Boundaries are not limits. The phrase “we need boundaries” is a confused expression of a need to discover limits. Boundaries exclude and preserve a narrow point of view. Limits are humbling accommodations of something larger.

Conclusion

I think we experience such high rates of depression in this culture (and why almost all European captives of Native American tribes when given the choice stayed with the tribes, and why none of the captured Native Americans chose to stay in relatively “advanced” Europe) is that lost autonomy, which includes the lost capacity to throw off the chains of monolithic perception (a lost negational capacity) to radically shift from one focal depth to another, as need arose.
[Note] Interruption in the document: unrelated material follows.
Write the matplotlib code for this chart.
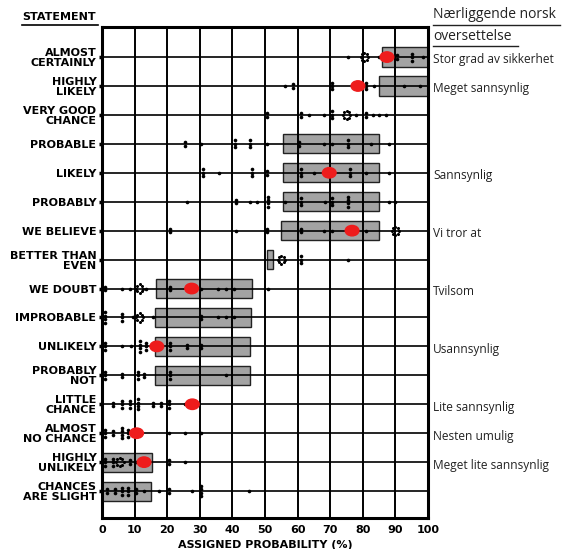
import matplotlib.pyplot as plt
import numpy as np
from matplotlib.patches import Rectangle, Ellipse
from matplotlib.lines import Line2D

# Statements, top to bottom
statements = ['ALMOST\nCERTAINLY', 'HIGHLY\nLIKELY', 'VERY GOOD\nCHANCE', 'PROBABLE',
              'LIKELY', 'PROBABLY', 'WE BELIEVE', 'BETTER THAN\nEVEN', 'WE DOUBT',
              'IMPROBABLE', 'UNLIKELY', 'PROBABLY\nNOT', 'LITTLE\nCHANCE',
              'ALMOST\nNO CHANCE', 'HIGHLY\nUNLIKELY', 'CHANCES\nARE SLIGHT']

# Shaded ranges (low, high) per statement, None = no box
ranges = [(86, 100), (85, 100), None, (55.5, 85), (55.5, 85), (55.5, 85), (55, 85),
          (50.5, 52.5), (16.5, 46), (16.3, 45.6), (16.3, 45.4), (16.3, 45.4), None,
          None, (0, 15.3), (0, 15)]

# Individual responses: (value, number of stacked dots)
responses = [
    [(75.5, 1), (85, 1), (90.5, 2), (95, 3), (98.5, 1)],
    [(56, 1), (58.5, 2), (70.5, 3), (81, 3), (83.5, 1), (92.5, 1), (97.5, 1)],
    [(50.5, 2), (61, 2), (63.5, 1), (68, 1), (70.5, 3), (78, 1), (81, 2), (83, 1), (85, 1), (87, 1)],
    [(25.5, 2), (30.5, 1), (40.8, 3), (45.4, 3), (50.6, 1), (60.5, 2), (68, 1), (70.5, 1),
     (75.5, 3), (82.5, 1), (88, 1)],
    [(31, 3), (36, 1), (46, 3), (50.5, 2), (61, 3), (65, 1), (76, 3), (81, 1), (88, 1)],
    [(26, 1), (41, 2), (45.5, 1), (47.5, 1), (51, 4), (56, 1), (61, 3), (68.5, 1),
     (70.5, 3), (75.5, 4), (88, 1), (90, 1)],
    [(21, 2), (41, 1), (50.5, 2), (61, 2), (68, 1), (70.5, 1), (81, 1)],
    [(61, 3), (75.5, 1)],
    [(1, 2), (6, 1), (8.5, 1), (13.5, 1), (21, 2), (30.5, 1), (35.5, 1), (38, 1), (40.5, 1), (51, 1)],
    [(1, 4), (6, 3), (9.5, 1), (15.5, 1), (30.5, 2), (35.5, 1), (38, 1), (40.5, 1)],
    [(1, 3), (6, 1), (9, 1), (11.5, 4), (13.5, 3), (21, 3), (26, 2), (30.5, 2)],
    [(1, 3), (6, 2), (11, 3), (13, 2), (21, 3), (38, 1)],
    [(3.5, 2), (6, 3), (8.5, 3), (11, 4), (15.5, 2), (18, 2), (20.5, 3), (25.5, 1)],
    [(1, 3), (3.5, 2), (6, 4), (8, 3), (20.5, 1), (25.5, 1), (30.5, 1)],
    [(1, 3), (3.5, 3), (8.5, 2), (10.5, 1), (20.5, 2), (25.5, 1)],
    [(1.5, 2), (4, 2), (6, 3), (8, 3), (10.5, 2), (13, 1), (17.5, 1), (20.5, 2), (27.5, 1),
     (30.5, 4), (45, 1)],
]

# Ring-shaped clusters of many responses: (row, value)
clusters = [(0, 80.5), (2, 75), (6, 90), (7, 55), (8, 11.5), (9, 11.5), (14, 5.5)]

# Red markers (row, value)
red_marks = [(0, 87.4), (1, 78.5), (4, 69.7), (6, 76.7), (8, 27.5), (10, 16.8),
             (12, 27.7), (13, 10.6), (14, 12.9)]

# Norwegian translations (row, text)
norsk = [(0, 'Stor grad av sikkerhet'), (1, 'Meget sannsynlig'), (4, 'Sannsynlig'),
         (6, 'Vi tror at'), (8, 'Tvilsom'), (10, 'Usannsynlig'), (12, 'Lite sannsynlig'),
         (13, 'Nesten umulig'), (14, 'Meget lite sannsynlig')]

W, H = 564, 549
fig = plt.figure(figsize=(W / 100, H / 100), dpi=100)
ax = fig.add_axes([0.1809, 0.0565, 0.578, 0.8944])
n = len(statements)
ax.set_xlim(0, 100)
ax.set_ylim(n - 0.07, -1.04)

# grid
for x in range(10, 100, 10):
    ax.axvline(x, color='black', lw=1.4, zorder=2)
for i in range(n):
    ax.axhline(i, color='black', lw=1.2, zorder=2)

# boxes
for i, r in enumerate(ranges):
    if r is None:
        continue
    lo, hi = r
    ax.add_patch(Rectangle((lo, i - 0.33), hi - lo, 0.66, facecolor='#a3a3a3',
                           edgecolor='#222222', lw=1.0, zorder=1))

# dots
for i, row in enumerate(responses):
    for val, cnt in row:
        offs = (np.arange(cnt) - (cnt - 1) / 2) * 0.12
        ax.plot([val] * cnt, i + offs, 'o', color='black', ms=2.6, mec='none', zorder=3)

ang = np.linspace(0, 2 * np.pi, 8, endpoint=False)
for i, val in clusters:
    ax.plot(val + 1.1 * np.cos(ang), i + 0.14 * np.sin(ang), 'o', color='black',
            ms=2.2, mec='none', zorder=3)

for i, val in red_marks:
    ax.add_patch(Ellipse((val, i), 4.2, 0.36, color='#ee1c1c', zorder=4))

for s in ax.spines.values():
    s.set_linewidth(2.2)

ax.set_xticks(range(0, 101, 10))
ax.set_xticklabels([str(v) for v in range(0, 101, 10)], fontsize=8, fontweight='bold')
ax.tick_params(axis='x', length=0, pad=5)
ax.set_yticks(range(n))
ax.set_yticklabels(statements, fontsize=8, fontweight='bold', linespacing=1.0)
ax.tick_params(axis='y', length=2, width=2.5, pad=2)
ax.set_xlabel('ASSIGNED PROBABILITY (%)', fontsize=8, fontweight='bold', labelpad=4)

# header
fig.text(22 / W, 1 - 22 / H, 'STATEMENT', fontsize=8, fontweight='bold', va='bottom')
fig.add_artist(Line2D([22 / W, 98 / W], [1 - 25 / H, 1 - 25 / H], color='black', lw=1.2))

fig.text(433 / W, 1 - 15 / H, 'Nærliggende norsk', fontsize=10, family='Open Sans',
         color='#222222', va='center')
fig.add_artist(Line2D([433 / W, 560 / W], [1 - 25 / H, 1 - 25 / H], color='#222222', lw=1.0))
fig.text(433 / W, 1 - 36 / H, 'oversettelse', fontsize=10, family='Open Sans',
         color='#222222', va='center')
fig.add_artist(Line2D([433 / W, 518 / W], [1 - 46 / H, 1 - 46 / H], color='#222222', lw=1.0))

for i, txt in norsk:
    ax.text(101.5, i + 0.1, txt, fontsize=8.6, family='Open Sans', color='#222222',
            va='center', ha='left', clip_on=False)

fig.savefig('out.png', dpi=100)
It’s only the negative capability of not getting stuck in any singular lens that allows the individual to find a place in a wider and more connected world. As we said, individuals are not by and large celebrated within this self-obsessed culture. It’s only from a social or cosmic vantage point that the idiosyncratic perspective is honored for its contribution. Individual freedom was a priority, because from a cosmic and social focal point, there is no benefit in crushing idiosyncratic insights and vantage points. But because the social and cosmic focal points remained active, this oriented individual thinking in socially and cosmically balanced directions.

This isn’t Utopian, except to people who have long believed that imprisonment is only natural.